* **EXERCISE**: Count lines, not occurrences: report how many lines in the records hold the string "code", and nothing else.

* **RECORD LIST**:
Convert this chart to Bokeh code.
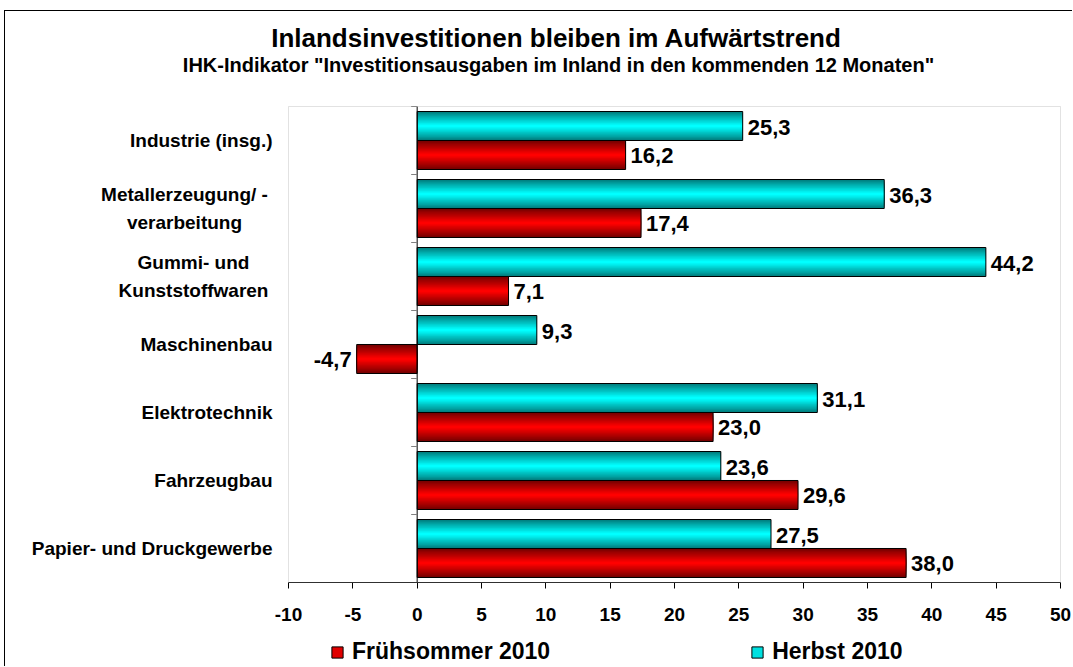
--
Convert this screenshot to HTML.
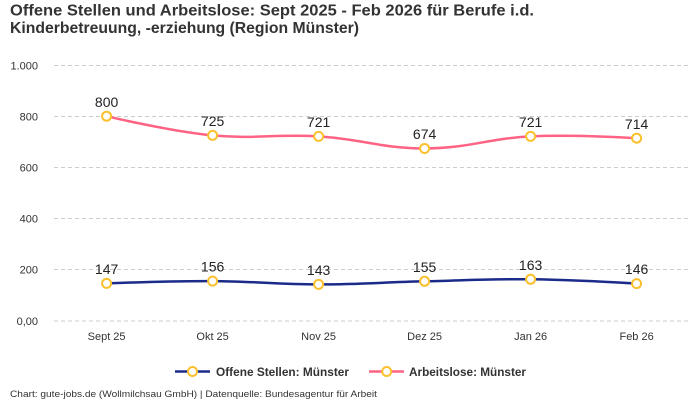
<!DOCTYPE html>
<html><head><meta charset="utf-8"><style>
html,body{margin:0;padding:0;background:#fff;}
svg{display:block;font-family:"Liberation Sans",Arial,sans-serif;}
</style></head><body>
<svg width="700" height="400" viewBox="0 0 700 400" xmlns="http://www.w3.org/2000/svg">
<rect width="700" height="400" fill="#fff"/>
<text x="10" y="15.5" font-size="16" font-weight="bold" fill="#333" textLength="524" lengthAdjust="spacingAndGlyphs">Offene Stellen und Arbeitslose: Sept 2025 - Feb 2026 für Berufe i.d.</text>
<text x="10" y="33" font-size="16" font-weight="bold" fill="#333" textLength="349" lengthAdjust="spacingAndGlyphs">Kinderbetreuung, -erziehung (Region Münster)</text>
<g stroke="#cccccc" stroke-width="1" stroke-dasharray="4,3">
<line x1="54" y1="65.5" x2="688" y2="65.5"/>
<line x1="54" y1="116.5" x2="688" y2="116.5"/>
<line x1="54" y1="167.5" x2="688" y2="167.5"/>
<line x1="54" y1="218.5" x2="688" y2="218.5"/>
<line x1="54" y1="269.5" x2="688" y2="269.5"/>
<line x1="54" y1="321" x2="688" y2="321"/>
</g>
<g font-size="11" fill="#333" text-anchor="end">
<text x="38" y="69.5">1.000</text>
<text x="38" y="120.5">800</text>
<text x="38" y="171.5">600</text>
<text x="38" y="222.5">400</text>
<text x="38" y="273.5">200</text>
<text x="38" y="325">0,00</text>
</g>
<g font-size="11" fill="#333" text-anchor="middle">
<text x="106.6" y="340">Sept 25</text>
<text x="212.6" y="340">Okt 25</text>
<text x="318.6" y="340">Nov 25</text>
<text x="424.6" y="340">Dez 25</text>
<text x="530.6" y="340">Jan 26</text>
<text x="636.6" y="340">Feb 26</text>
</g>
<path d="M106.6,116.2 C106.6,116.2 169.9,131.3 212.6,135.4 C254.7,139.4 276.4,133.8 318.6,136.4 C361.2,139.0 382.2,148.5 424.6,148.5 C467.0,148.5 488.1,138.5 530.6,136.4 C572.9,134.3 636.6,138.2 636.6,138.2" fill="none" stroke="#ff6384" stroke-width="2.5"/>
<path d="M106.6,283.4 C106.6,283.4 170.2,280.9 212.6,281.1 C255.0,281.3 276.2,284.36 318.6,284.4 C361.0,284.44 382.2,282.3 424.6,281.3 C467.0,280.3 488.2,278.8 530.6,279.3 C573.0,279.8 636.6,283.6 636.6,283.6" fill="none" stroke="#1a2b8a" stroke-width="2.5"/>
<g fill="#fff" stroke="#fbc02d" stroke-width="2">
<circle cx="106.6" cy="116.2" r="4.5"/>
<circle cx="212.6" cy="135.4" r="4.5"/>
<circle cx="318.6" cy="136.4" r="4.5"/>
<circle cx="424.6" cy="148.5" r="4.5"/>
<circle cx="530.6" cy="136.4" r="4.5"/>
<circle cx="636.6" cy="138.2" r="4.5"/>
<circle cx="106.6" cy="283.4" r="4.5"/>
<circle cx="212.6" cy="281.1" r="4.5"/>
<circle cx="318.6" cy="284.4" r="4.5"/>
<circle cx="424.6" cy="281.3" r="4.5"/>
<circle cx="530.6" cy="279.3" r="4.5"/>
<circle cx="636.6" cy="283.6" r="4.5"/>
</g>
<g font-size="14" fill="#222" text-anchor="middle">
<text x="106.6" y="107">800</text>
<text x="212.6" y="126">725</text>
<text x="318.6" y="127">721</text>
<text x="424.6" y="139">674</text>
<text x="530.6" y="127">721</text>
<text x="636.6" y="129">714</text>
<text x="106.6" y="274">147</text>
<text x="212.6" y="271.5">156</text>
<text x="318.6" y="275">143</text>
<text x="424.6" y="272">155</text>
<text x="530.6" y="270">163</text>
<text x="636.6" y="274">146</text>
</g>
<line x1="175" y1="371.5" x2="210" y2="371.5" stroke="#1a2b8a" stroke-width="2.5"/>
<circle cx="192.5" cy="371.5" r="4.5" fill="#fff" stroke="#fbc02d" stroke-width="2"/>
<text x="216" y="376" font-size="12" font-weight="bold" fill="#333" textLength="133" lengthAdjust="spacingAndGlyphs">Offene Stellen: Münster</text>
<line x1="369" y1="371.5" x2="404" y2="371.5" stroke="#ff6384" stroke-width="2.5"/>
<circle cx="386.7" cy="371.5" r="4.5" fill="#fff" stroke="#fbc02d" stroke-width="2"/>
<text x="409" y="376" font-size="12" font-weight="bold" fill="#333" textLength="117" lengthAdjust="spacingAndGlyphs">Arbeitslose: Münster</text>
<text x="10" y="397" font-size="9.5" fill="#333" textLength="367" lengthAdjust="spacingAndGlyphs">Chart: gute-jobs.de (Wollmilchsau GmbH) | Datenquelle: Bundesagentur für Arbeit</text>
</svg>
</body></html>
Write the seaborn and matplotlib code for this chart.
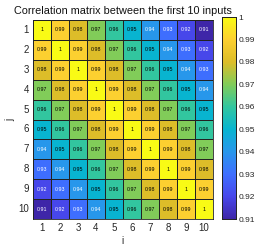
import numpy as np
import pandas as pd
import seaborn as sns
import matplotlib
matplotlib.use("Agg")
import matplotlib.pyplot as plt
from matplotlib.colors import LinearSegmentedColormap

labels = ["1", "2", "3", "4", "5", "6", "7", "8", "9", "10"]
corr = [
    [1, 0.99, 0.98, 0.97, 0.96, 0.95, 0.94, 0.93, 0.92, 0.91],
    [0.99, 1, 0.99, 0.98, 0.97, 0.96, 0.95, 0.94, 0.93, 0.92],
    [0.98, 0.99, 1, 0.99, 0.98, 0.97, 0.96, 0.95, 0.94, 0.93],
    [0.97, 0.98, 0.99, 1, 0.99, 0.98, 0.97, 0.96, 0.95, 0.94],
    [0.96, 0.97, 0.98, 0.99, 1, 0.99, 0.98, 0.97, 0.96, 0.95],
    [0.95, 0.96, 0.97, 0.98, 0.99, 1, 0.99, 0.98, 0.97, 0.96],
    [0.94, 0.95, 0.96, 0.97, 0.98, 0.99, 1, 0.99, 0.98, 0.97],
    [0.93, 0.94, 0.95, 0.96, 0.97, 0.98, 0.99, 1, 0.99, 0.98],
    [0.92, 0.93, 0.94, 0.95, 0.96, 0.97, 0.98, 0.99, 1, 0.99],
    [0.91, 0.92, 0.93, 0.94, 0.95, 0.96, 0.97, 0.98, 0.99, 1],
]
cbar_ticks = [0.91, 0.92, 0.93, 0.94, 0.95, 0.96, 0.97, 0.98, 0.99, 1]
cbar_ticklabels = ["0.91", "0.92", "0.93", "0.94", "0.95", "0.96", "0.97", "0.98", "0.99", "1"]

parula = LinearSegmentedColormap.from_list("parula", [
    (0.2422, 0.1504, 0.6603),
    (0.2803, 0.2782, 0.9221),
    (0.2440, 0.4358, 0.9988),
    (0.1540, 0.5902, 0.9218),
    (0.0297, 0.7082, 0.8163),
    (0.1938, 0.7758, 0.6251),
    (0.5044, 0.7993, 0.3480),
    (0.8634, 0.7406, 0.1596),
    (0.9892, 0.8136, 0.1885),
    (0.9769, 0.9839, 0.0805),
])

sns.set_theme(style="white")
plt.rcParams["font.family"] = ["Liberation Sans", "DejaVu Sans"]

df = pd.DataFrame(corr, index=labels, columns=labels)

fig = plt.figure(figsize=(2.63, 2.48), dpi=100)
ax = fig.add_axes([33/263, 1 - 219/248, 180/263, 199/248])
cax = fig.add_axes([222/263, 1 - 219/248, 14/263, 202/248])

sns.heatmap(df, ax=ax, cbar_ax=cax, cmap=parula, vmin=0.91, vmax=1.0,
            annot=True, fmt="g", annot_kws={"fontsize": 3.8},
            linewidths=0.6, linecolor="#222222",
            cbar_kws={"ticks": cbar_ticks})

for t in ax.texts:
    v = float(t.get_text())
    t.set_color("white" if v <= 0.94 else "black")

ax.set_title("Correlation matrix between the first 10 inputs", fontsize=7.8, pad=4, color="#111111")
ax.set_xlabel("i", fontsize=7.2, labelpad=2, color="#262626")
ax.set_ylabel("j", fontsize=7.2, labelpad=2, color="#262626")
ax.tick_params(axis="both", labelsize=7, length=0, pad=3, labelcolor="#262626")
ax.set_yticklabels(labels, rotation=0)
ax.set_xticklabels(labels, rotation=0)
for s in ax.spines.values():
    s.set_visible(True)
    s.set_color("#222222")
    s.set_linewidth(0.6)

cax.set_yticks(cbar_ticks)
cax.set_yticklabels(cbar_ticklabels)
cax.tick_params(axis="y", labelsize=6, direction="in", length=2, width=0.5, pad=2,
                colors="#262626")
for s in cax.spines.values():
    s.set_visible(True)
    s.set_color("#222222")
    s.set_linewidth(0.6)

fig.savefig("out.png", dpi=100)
==
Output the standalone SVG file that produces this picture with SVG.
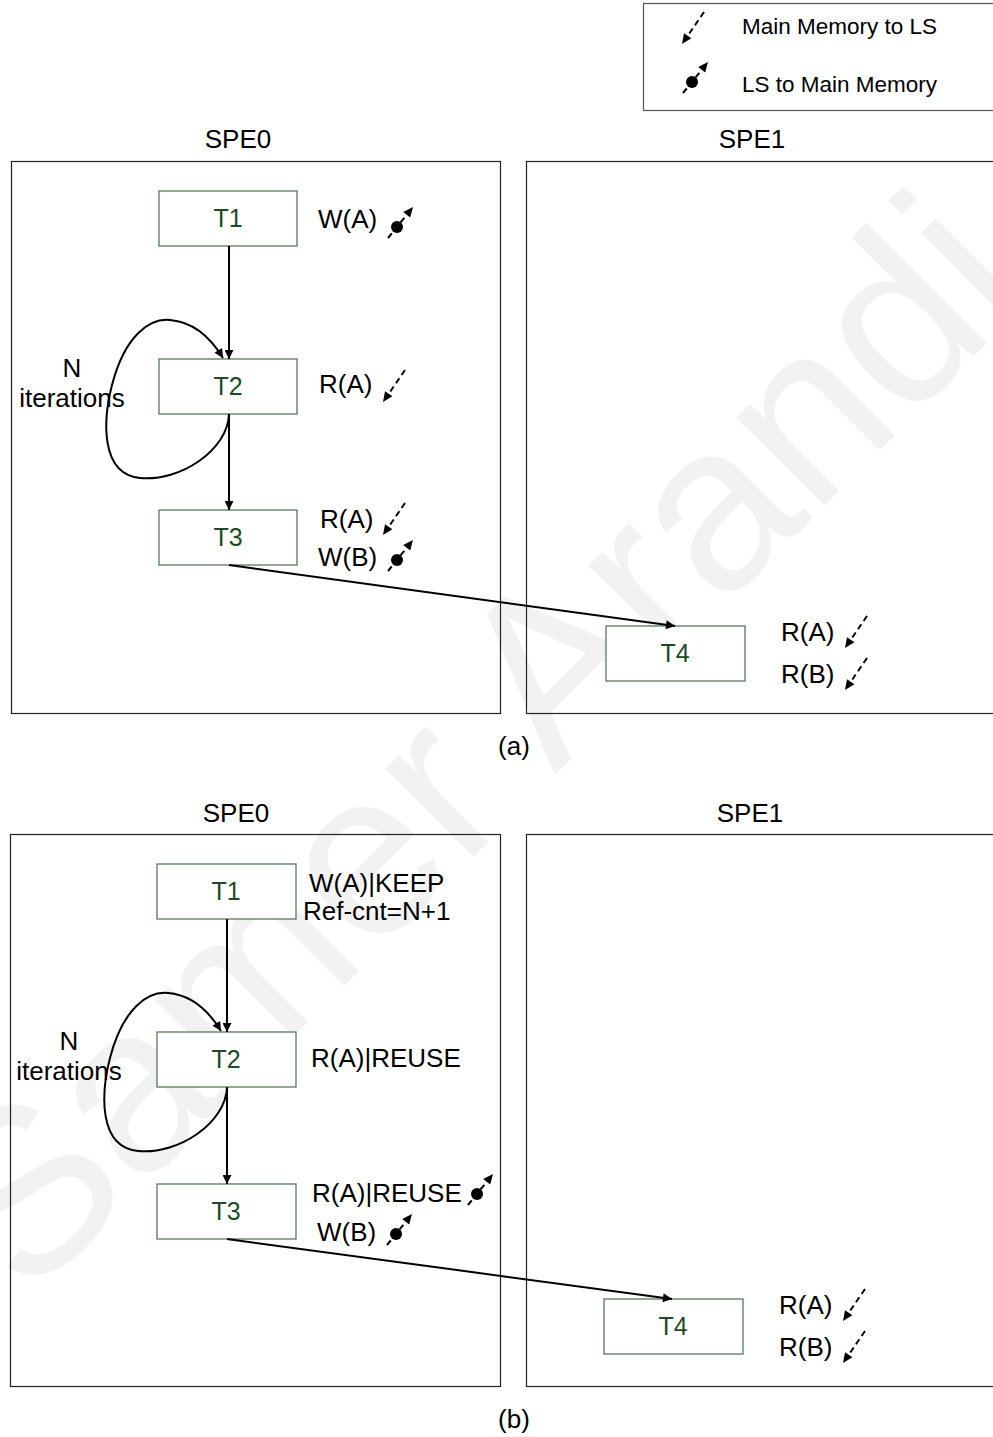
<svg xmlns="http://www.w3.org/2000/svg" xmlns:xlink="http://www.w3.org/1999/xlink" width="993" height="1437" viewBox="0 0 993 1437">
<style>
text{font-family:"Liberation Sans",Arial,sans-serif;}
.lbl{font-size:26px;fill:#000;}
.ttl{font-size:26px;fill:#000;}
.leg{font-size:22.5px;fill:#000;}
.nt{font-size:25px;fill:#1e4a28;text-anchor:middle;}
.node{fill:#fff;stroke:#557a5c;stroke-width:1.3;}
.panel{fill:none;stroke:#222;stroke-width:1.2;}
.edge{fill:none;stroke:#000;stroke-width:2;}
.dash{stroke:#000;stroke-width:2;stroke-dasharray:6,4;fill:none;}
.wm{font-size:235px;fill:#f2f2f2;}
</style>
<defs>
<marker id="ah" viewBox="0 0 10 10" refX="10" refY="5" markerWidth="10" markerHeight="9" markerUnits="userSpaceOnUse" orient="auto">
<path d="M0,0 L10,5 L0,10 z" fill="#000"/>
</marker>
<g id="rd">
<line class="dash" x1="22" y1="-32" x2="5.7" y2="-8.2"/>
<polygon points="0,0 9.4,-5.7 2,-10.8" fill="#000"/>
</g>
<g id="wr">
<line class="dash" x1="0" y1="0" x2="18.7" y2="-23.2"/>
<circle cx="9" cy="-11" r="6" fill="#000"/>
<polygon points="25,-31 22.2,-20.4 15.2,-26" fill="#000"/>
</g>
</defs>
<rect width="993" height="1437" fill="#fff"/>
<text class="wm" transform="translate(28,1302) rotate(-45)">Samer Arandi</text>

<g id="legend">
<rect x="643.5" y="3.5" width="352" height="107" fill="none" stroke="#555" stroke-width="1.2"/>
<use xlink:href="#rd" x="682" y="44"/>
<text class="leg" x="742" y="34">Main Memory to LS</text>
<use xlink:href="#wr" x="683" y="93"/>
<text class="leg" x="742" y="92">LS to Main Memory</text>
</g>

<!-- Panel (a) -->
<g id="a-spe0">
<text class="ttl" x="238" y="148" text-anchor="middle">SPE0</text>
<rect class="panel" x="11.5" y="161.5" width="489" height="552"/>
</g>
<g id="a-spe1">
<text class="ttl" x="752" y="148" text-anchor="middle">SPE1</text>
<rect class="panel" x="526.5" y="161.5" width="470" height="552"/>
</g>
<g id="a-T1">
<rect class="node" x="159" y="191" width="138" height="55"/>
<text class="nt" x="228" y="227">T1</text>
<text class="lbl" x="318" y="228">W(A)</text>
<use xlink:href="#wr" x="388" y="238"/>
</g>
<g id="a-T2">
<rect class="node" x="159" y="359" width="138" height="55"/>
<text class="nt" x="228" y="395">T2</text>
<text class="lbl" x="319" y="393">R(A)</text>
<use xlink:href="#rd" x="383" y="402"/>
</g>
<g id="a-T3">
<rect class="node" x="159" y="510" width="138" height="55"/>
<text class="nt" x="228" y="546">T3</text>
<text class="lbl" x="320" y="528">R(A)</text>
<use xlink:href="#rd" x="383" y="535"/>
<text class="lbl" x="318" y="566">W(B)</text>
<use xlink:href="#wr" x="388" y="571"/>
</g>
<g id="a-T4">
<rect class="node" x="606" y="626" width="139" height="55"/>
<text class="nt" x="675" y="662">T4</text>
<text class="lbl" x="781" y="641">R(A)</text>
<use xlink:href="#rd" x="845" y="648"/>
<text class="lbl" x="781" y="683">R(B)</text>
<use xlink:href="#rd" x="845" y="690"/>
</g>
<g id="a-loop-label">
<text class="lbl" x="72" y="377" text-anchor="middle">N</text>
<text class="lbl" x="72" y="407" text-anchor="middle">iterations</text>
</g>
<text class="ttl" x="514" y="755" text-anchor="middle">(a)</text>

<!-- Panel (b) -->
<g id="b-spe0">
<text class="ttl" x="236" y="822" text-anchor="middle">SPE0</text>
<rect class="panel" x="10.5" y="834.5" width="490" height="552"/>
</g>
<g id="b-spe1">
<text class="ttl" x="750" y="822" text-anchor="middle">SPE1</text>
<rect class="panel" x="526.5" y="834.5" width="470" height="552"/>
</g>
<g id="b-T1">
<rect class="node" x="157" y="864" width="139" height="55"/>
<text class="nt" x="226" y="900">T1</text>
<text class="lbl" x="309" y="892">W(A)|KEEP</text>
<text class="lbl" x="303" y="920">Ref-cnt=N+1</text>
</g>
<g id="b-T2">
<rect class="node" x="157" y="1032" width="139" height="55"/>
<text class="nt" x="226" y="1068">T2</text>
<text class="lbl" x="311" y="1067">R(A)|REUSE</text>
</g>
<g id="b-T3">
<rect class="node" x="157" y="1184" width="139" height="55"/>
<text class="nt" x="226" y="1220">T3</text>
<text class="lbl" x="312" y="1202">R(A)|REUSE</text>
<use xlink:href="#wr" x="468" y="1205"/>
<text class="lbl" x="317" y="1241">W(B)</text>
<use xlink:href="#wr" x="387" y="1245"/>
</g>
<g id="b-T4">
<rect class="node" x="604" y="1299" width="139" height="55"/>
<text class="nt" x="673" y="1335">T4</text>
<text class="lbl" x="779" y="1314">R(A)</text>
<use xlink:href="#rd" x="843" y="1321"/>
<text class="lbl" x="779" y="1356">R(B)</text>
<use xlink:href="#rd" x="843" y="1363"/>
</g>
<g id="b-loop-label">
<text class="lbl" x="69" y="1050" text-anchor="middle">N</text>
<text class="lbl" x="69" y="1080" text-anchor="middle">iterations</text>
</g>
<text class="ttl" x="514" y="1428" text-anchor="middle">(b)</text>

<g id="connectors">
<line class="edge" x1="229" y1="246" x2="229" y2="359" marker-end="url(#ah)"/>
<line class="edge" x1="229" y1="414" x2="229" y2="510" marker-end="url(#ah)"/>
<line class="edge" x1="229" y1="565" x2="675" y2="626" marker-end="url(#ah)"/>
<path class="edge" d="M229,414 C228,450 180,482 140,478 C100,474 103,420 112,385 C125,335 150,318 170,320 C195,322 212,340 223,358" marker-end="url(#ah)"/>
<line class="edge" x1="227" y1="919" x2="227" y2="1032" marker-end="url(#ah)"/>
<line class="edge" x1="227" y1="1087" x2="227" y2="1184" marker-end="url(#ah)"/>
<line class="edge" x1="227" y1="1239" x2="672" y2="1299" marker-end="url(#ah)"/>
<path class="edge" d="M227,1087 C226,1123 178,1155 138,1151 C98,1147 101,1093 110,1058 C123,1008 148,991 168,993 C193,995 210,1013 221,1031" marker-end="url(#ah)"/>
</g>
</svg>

* **FULL SOLUTION**: 2